ただし、プライベートの旅行でかかった交通費や宿泊費、不動産投資と関係のない飲食代などを経費として計上するのは違法です。税務調査が入ったときに、説明がつかない経費を計上していると、追徴課税の可能性もあるため注意しましょう。
青色申告をする
確定申告の方法として青色申告を選ぶと、不動産投資の所得税や住民税を抑えることができます。
青色申告のメリットは最大65万円の特別控除が受けられて、赤字の繰り越しが最大3年できることです。たとえば、年間所得が100万円だった場合に、最大65万円の特別控除が適用されると、課税対象となるのは35万円となります。
また、赤字が発生しても3年間の赤字繰り越しができるため、翌年以降の所得を抑えることができます。
青色申告による節税効果やメリット、注意点などは、以下の記事でも詳しく解説しているのでご参考ください。
不動産投資は青色申告で節税効果アップ?メリットと注意点を解説!
減価償却に注目して不動産を購入する
不動産投資では、購入した不動産の費用を一定年数に分割し、毎年の経費として計上できる減価償却ができます。
減価償却できる期間は物件の構造によって異なり、マンションに多い鉄骨鉄コンクリート造なら47年です。新築のマンションを購入した場合、その費用を47年に分割し、毎年経費として計上できます。
そのため、不動産を購入する際には購入費やランニングコストなどを踏まえたうえで、減価償却による効果をトータルに考えることで最適な節税効果が期待できます。
不動産投資における減価償却の仕組みは以下の記事でも詳しく解説しているので、ご参考ください。

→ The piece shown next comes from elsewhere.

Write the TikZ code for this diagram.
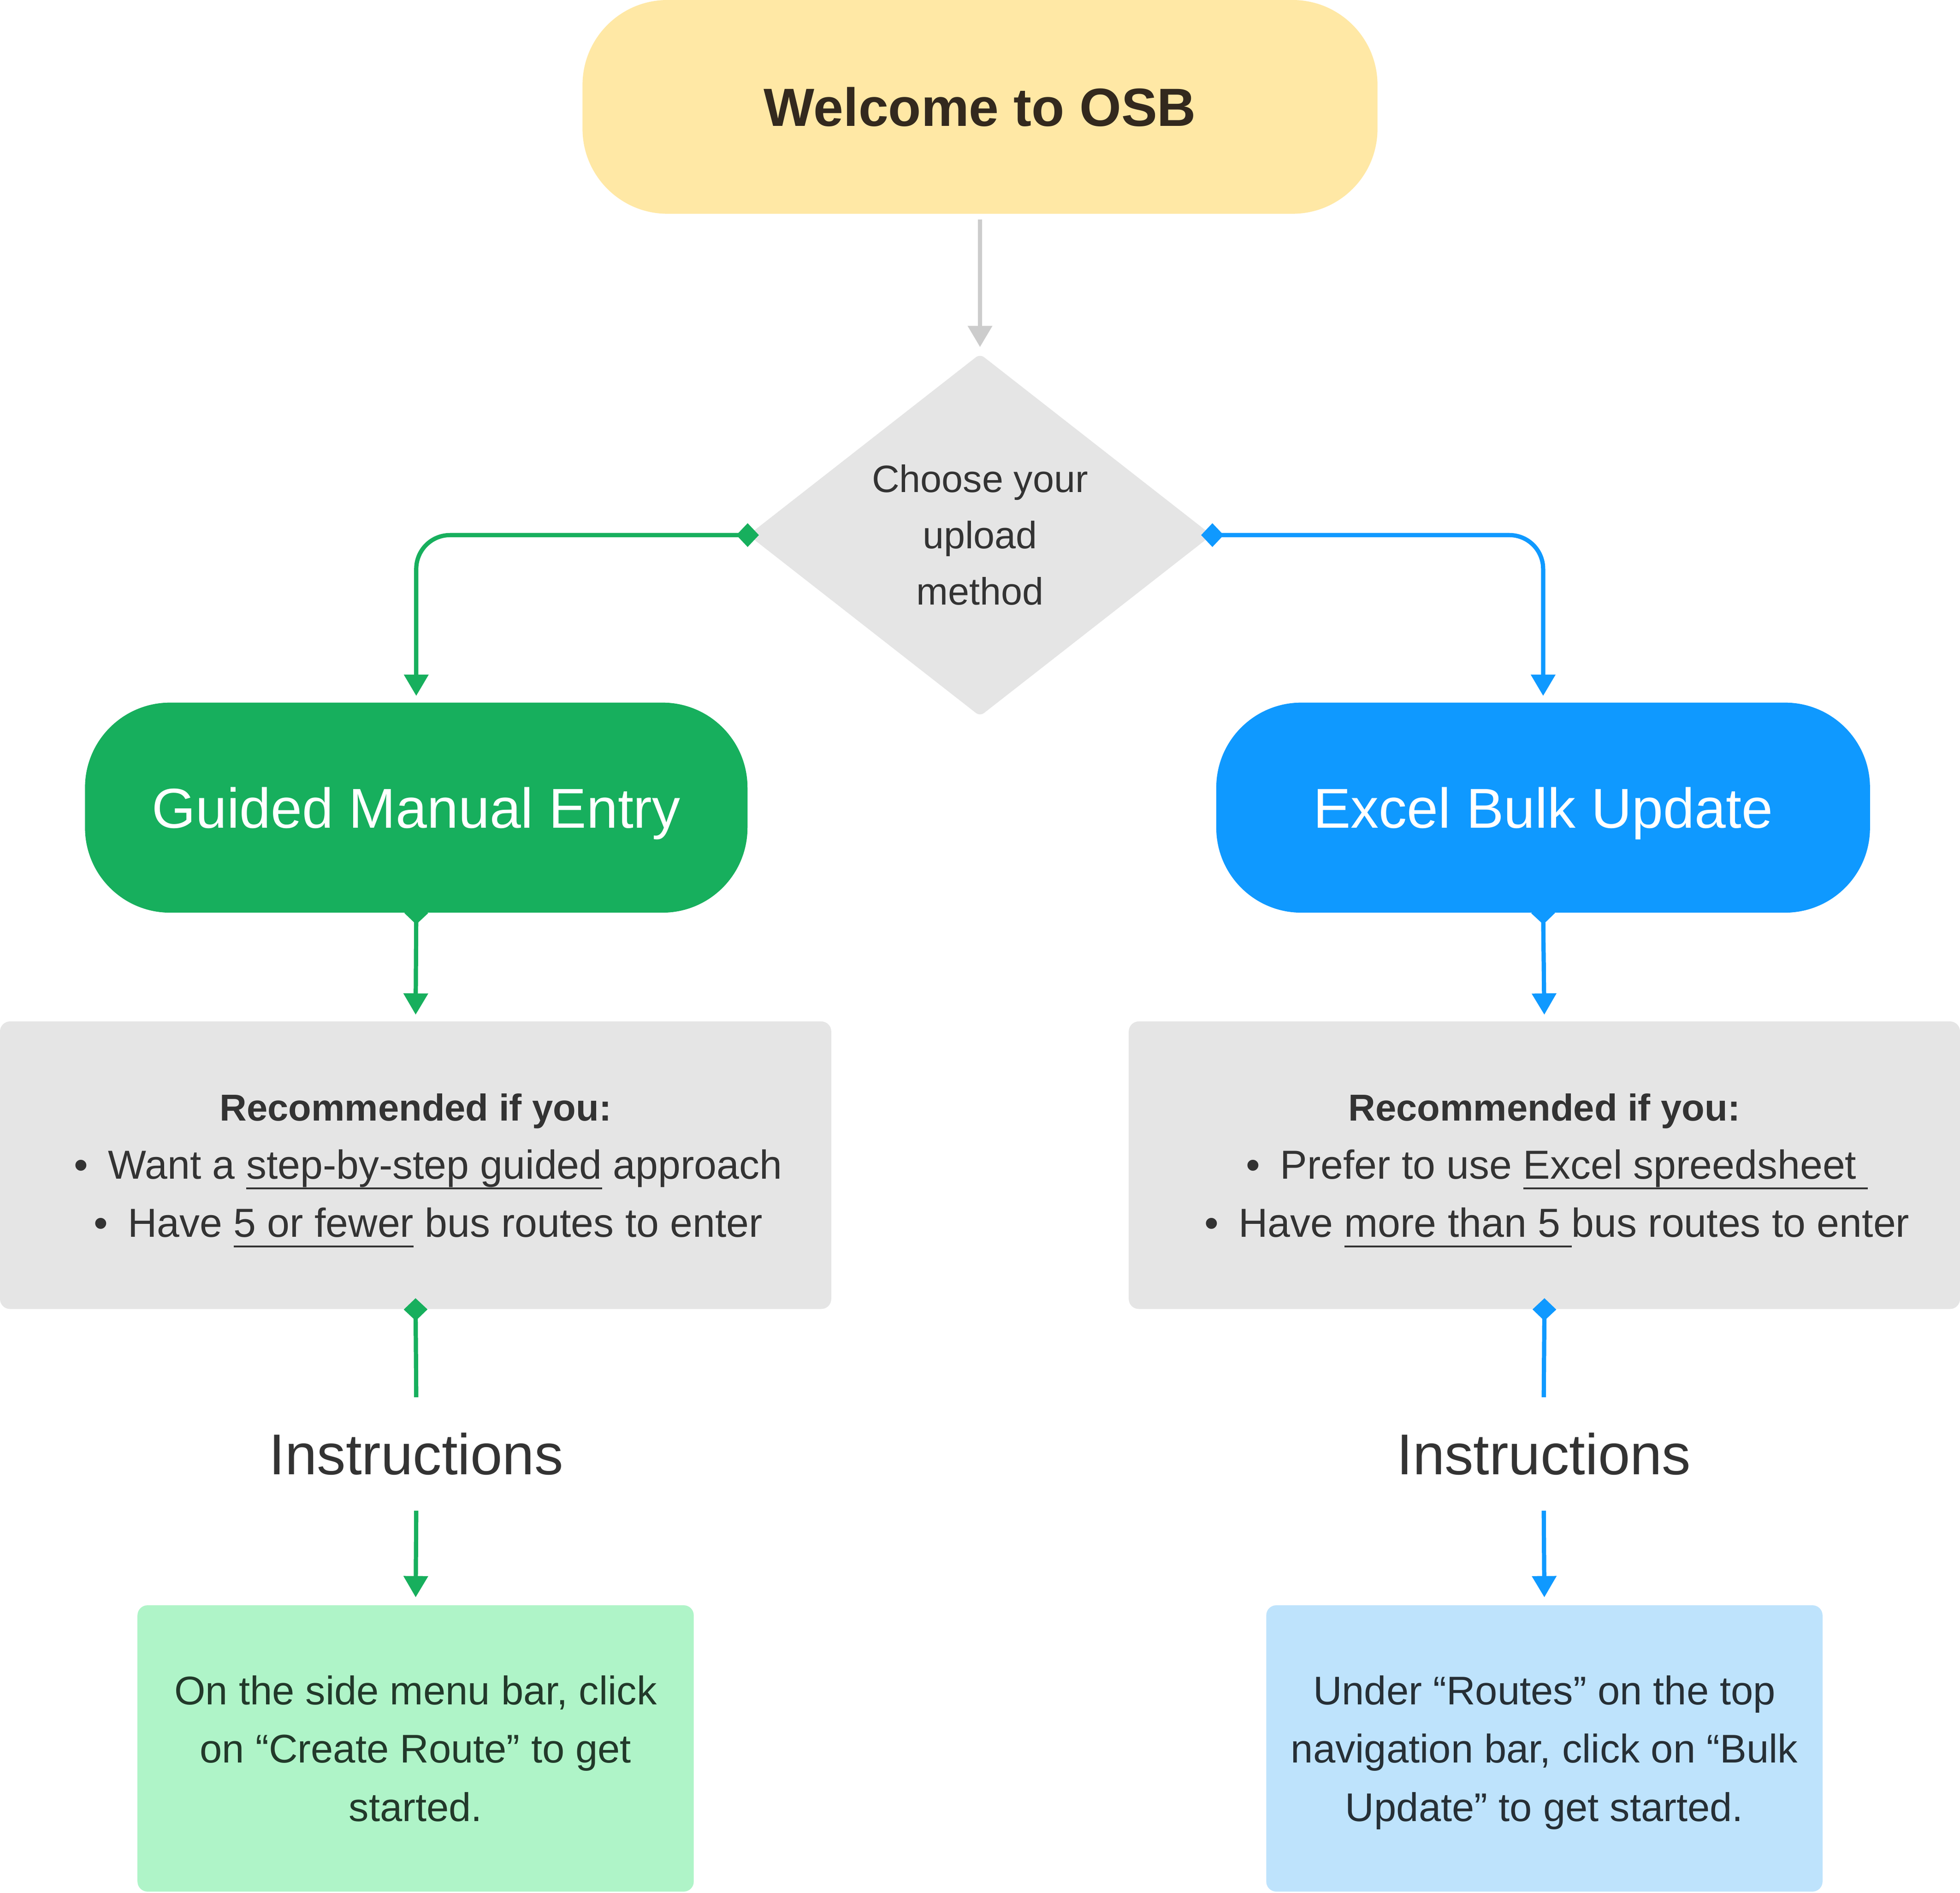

不動産投資での減価償却の仕組みとは?節税になる理由や注意点を知ろう!
まとめ
この記事では、不動産投資における所得税や住民税の仕組み、節税のポイントを解説しました。
不動産投資では家賃収入の所得に応じ、確定申告を行って所得税や住民税を納めなければなりません。税金の負担を少しでも軽減させるためには、経費を適切に計上し、青色申告や減価償却を上手く活用することがポイントです。